During the “perfect storm” that led to hundreds of county voters unconstitutionally being denied the right to vote in April, unprecedented back-to-back elections meant that electronic voting machines could not be recalibrated quickly enough after the March presidential primary, so only paper ballots could be used. Late filings allowed human error to creep into the ballot database at the last minute, causing too many ballots ordered for some polling sites and too few for others.
“I think we’ve addressed those problems, haven’t we?” board Chairman Dick Kellett said at the Sept. 27 meeting. “And there shouldn’t be any problems in the future. Things between then and now have completely changed, and the board has met with both directors. And I think we’ve taken care of it.”
Fey was suspended without pay for two weeks for the errors. Soon after, former Rep. Gary Fuhr, R-Concord, announced his retirement as Republican election director, which the commission emphasized was unrelated.
Unlike that election, touchscreen voting machines will be available Tuesday and can be used as backup in case of a ballot shortage, Republican Commissioner John Maupin said.
“We put in an additional safeguard to make sure the proper number of ballots are available for each location — double check,” Maupin said. “Both directors now sign off on the order for paper ballots, and so we have a triple check on that. So that’s how we’ve addressed that issue, and we have remedied that. And we don’t think that’s going to happen again.”
The behind-the-scenes election process is front-and-center not just in St. Louis County, but nationally, as Republican presidential candidate Donald Trump has questioned whether the entire election process is “rigged” on a national scale, but in St. Louis especially. Discussing voter fraud at a rally in Colorado last month, Trump said, “Take a look at Chicago, take a look at St. Louis. Take a look at some of these cities, where you see things happening that are horrendous.”
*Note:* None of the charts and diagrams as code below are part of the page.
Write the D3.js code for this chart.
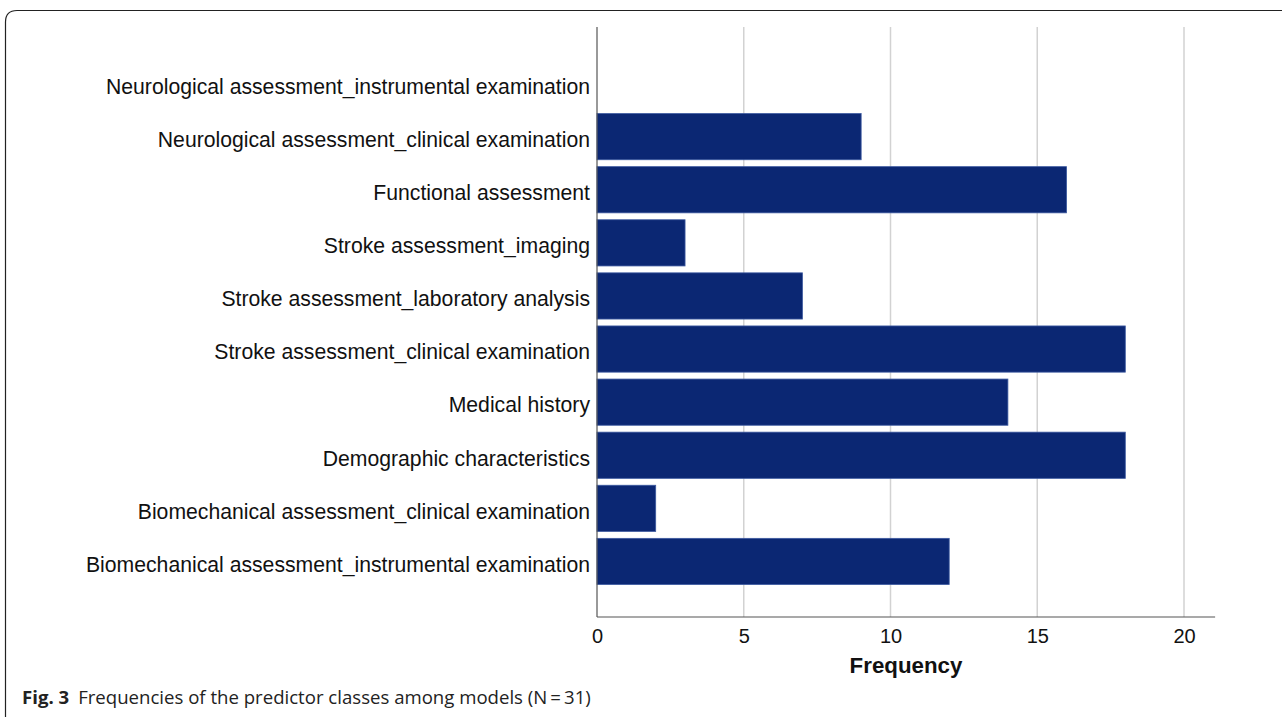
<!DOCTYPE html>
<html><head><meta charset="utf-8">
<script src="https://cdn.jsdelivr.net/npm/d3@7"></script>
<style>body{margin:0;background:#fff}svg{display:block}</style>
</head><body>
<svg id="c" width="1282" height="717"></svg>
<script>
const categories = [
  "Neurological assessment_instrumental examination",
  "Neurological assessment_clinical examination",
  "Functional assessment",
  "Stroke assessment_imaging",
  "Stroke assessment_laboratory analysis",
  "Stroke assessment_clinical examination",
  "Medical history",
  "Demographic characteristics",
  "Biomechanical assessment_clinical examination",
  "Biomechanical assessment_instrumental examination"
];
const frequencies = [0, 9, 16, 3, 7, 18, 14, 18, 2, 12];
const xTicks = [0, 5, 10, 15, 20];
const xTitle = "Frequency";
const captionBold = "Fig. 3";
const captionText = "Frequencies of the predictor classes among models (N\u2009=\u200931)";

const svg = d3.select("#c");
// frame
svg.append("path")
  .attr("d", "M5.5,717 L5.5,22 Q5.5,10.5 17,10.5 L1282,10.5")
  .attr("fill","none").attr("stroke","#222").attr("stroke-width",1.2);

const x = d3.scaleLinear().domain([0,20]).range([597,1184]);
const y = d3.scaleBand().domain(categories).range([57,588]).paddingInner(0.13).paddingOuter(0.065);
const yTop = 27, yBot = 617;

// gridlines
svg.append("g").selectAll("line").data(xTicks.filter(d=>d>0)).join("line")
  .attr("x1",d=>x(d)).attr("x2",d=>x(d)).attr("y1",yTop).attr("y2",yBot)
  .attr("stroke","#d2d2d2").attr("stroke-width",1.5);

// bars
svg.append("g").selectAll("rect").data(categories).join("rect")
  .attr("x",x(0)).attr("y",d=>y(d))
  .attr("width",(d,i)=>x(frequencies[i])-x(0))
  .attr("height",y.bandwidth())
  .attr("fill",(d,i)=>frequencies[i]>0?"#0b2773":"none")
  .attr("stroke",(d,i)=>frequencies[i]>0?"#3d5aa0":"none").attr("stroke-width",0.8);

// axes lines
svg.append("line").attr("x1",x(0)).attr("x2",x(0)).attr("y1",yTop).attr("y2",yBot)
  .attr("stroke","#555").attr("stroke-width",1.2);
svg.append("line").attr("x1",x(0)).attr("x2",x(21.06)).attr("y1",yBot).attr("y2",yBot)
  .attr("stroke","#555").attr("stroke-width",1.2);

// x axis tick labels via d3 axis
const xAxis = d3.axisBottom(x).tickValues(xTicks).tickSize(0).tickPadding(12).tickFormat(d3.format("d"));
const gx = svg.append("g").attr("transform",`translate(0,${yBot})`).call(xAxis);
gx.select(".domain").remove();
gx.selectAll("text").attr("font-family","Liberation Sans, Arial, sans-serif").attr("font-size",20).attr("fill","#111");

// y labels via axis
const yAxis = d3.axisLeft(y).tickSize(0).tickPadding(7);
const gy = svg.append("g").attr("transform",`translate(${x(0)},3.5)`).call(yAxis);
gy.select(".domain").remove();
gy.selectAll("text").attr("font-family","Liberation Sans, Arial, sans-serif").attr("font-size",21.2).attr("fill","#111");

svg.append("text").attr("x",906).attr("y",673).attr("text-anchor","middle")
  .attr("font-family","Liberation Sans, Arial, sans-serif").attr("font-weight","bold")
  .attr("font-size",22.3).attr("fill","#111").text(xTitle);

const cap = svg.append("text").attr("x",22).attr("y",704)
  .attr("font-family","Open Sans, Noto Sans, sans-serif").attr("font-size",18.6).attr("fill","#222");
cap.append("tspan").attr("font-weight","bold").text(captionBold);
cap.append("tspan").attr("dx",9).text(captionText);
</script>
</body></html>
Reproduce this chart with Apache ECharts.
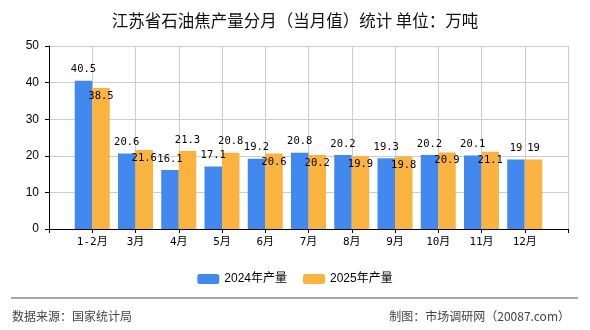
<!DOCTYPE html>
<html>
<head>
<meta charset="utf-8">
<script src="https://cdn.jsdelivr.net/npm/echarts@6/dist/echarts.min.js"></script>
<style>html,body{margin:0;padding:0;background:#fff}#c{width:590px;height:330px}</style>
</head>
<body>
<div id="c"></div>
<script>
var categories = ['1-2月','3月','4月','5月','6月','7月','8月','9月','10月','11月','12月'];
var values2024 = [40.5, 20.6, 16.1, 17.1, 19.2, 20.8, 20.2, 19.3, 20.2, 20.1, 19];
var values2025 = [38.5, 21.6, 21.3, 20.8, 20.6, 20.2, 19.9, 19.8, 20.9, 21.1, 19];
var seriesNames = ['2024年产量', '2025年产量'];
var yTicks = [0, 10, 20, 30, 40, 50];

var cats = [''].concat(categories, ['']);
var monoFont = "'DejaVu Sans Mono','Noto Sans CJK SC',monospace";
function pad(arr){ return [null].concat(arr, [null]); }
var d2024 = pad(values2024);
var d2025 = pad(values2025).map(function(v, i){
  if (v === null) return null;
  var other = d2024[i];
  var diff = Math.abs(v - other);
  var below = diff > 0 && diff <= 2.001;
  return { value: v, label: below ? { position: 'insideTop', distance: 3 } : { position: 'top', distance: 6 } };
});

var chart = echarts.init(document.getElementById('c'), null, {renderer: 'canvas'});
chart.setOption({
  animation: false,
  title: {
    text: '江苏省石油焦产量分月（当月值）统计 单位：万吨',
    left: 'center', top: 7,
    textStyle: { fontFamily: "'Noto Sans CJK SC',sans-serif", fontSize: 16.5, fontWeight: 'normal', color: '#111' }
  },
  legend: {
    top: 268, left: 'center',
    itemWidth: 22, itemHeight: 10, itemGap: 16,
    textStyle: { fontFamily: "'Liberation Sans','Noto Sans CJK SC',sans-serif", fontSize: 12, color: '#000' },
    data: seriesNames
  },
  grid: { left: 49, right: 22, top: 46, bottom: 101, containLabel: false },
  xAxis: {
    type: 'category', data: cats, boundaryGap: false,
    axisLine: { lineStyle: { color: '#000', width: 1 } },
    axisTick: { show: true, length: 4, lineStyle: { color: '#000' } },
    axisLabel: { interval: 0, margin: 8, fontFamily: monoFont, fontSize: 11, color: '#000' },
    splitLine: { show: true, lineStyle: { color: '#ccc', width: 1 } }
  },
  yAxis: {
    type: 'value', min: yTicks[0], max: yTicks[yTicks.length-1], interval: 10,
    axisLine: { show: true, lineStyle: { color: '#000', width: 1 } },
    axisTick: { show: true, length: 4, lineStyle: { color: '#000' } },
    axisLabel: { margin: 10, fontFamily: "'Liberation Sans',sans-serif", fontSize: 12, color: '#000' },
    splitLine: { show: true, lineStyle: { color: '#ccc', width: 1 } }
  },
  series: [
    {
      name: seriesNames[0], type: 'bar', data: d2024, barWidth: 17.5, barGap: '0%',
      itemStyle: { color: '#4189EE' },
      label: { show: true, position: 'top', distance: 6, fontFamily: monoFont, fontSize: 10.5, color: '#000' }
    },
    {
      name: seriesNames[1], type: 'bar', data: d2025, barWidth: 17.5, barGap: '0%',
      itemStyle: { color: '#FBB340' },
      label: { show: true, fontFamily: monoFont, fontSize: 10.5, color: '#000' }
    }
  ],
  graphic: [
    { type: 'line', shape: { x1: 11, y1: 298, x2: 578, y2: 298 }, style: { stroke: '#888', lineWidth: 1.5 }, silent: true },
    { type: 'text', left: 12, top: 310, style: { text: '数据来源：国家统计局', font: "12px 'Noto Sans CJK SC',sans-serif", fill: '#444' } },
    { type: 'text', right: 20, top: 310, style: { text: '制图：市场调研网（20087.com）', font: "12px 'Noto Sans CJK SC',sans-serif", fill: '#444' } }
  ]
});
</script>
</body>
</html>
The county election board is split between the major parties, and Maupin addressed the issue of fraud head-on.
“Now that the legitimacy of the election is being questioned at the highest levels, the idea that there could be an election stolen in St. Louis County is abhorrent to all of us,” he said. “And it simply cannot happen through manipulation of electronic ballots — it doesn’t happen.”
The county’s electronic voting machines are never connected to the Internet, he noted.
“There’s no way in the world that anyone can fiddle with the electronic ballots being cast, so anyone who would suggest the contrary simply doesn’t know what he is talking about,” Maupin added.
Trump has said on the campaign trail that he would accept the results if he wins.
But if he loses to Democratic candidate Hillary Clinton, he broke with tradition by not committing to accepting the outcome.
To rig a St. Louis County election, both parties would have to work together to circumvent Missouri’s checks and balances, an unlikely scenario, said Kellett, a Democrat.
Speaking to Fey and Tolbert, he said, “For anybody to fool with any of the other stuff, you two guys would have to be in cahoots — and we know that’s not going to happen … Each party has faith in their own man. And we know that you would never do that.”
But while the election board has faith in its personnel, voters themselves might be a different story.
Due to unspecified incidents during early voting that involved the Maplewood Police Department, Fey and Tolbert asked the board to give them the authority to seek extra security at the polls Tuesday.
The directors have already met with police Chief Jon Belmar, who said police will already be stretched thin on Election Day. If police are too tied up to work security, election officials were in discussion with county officials to provide equal numbers of Democratic and Republican county workers to open absentee ballots and serve as plainclothes security.
The move is a necessary one because “I’m sorry to say there’s a lot of nuts in this country,” Kellett said.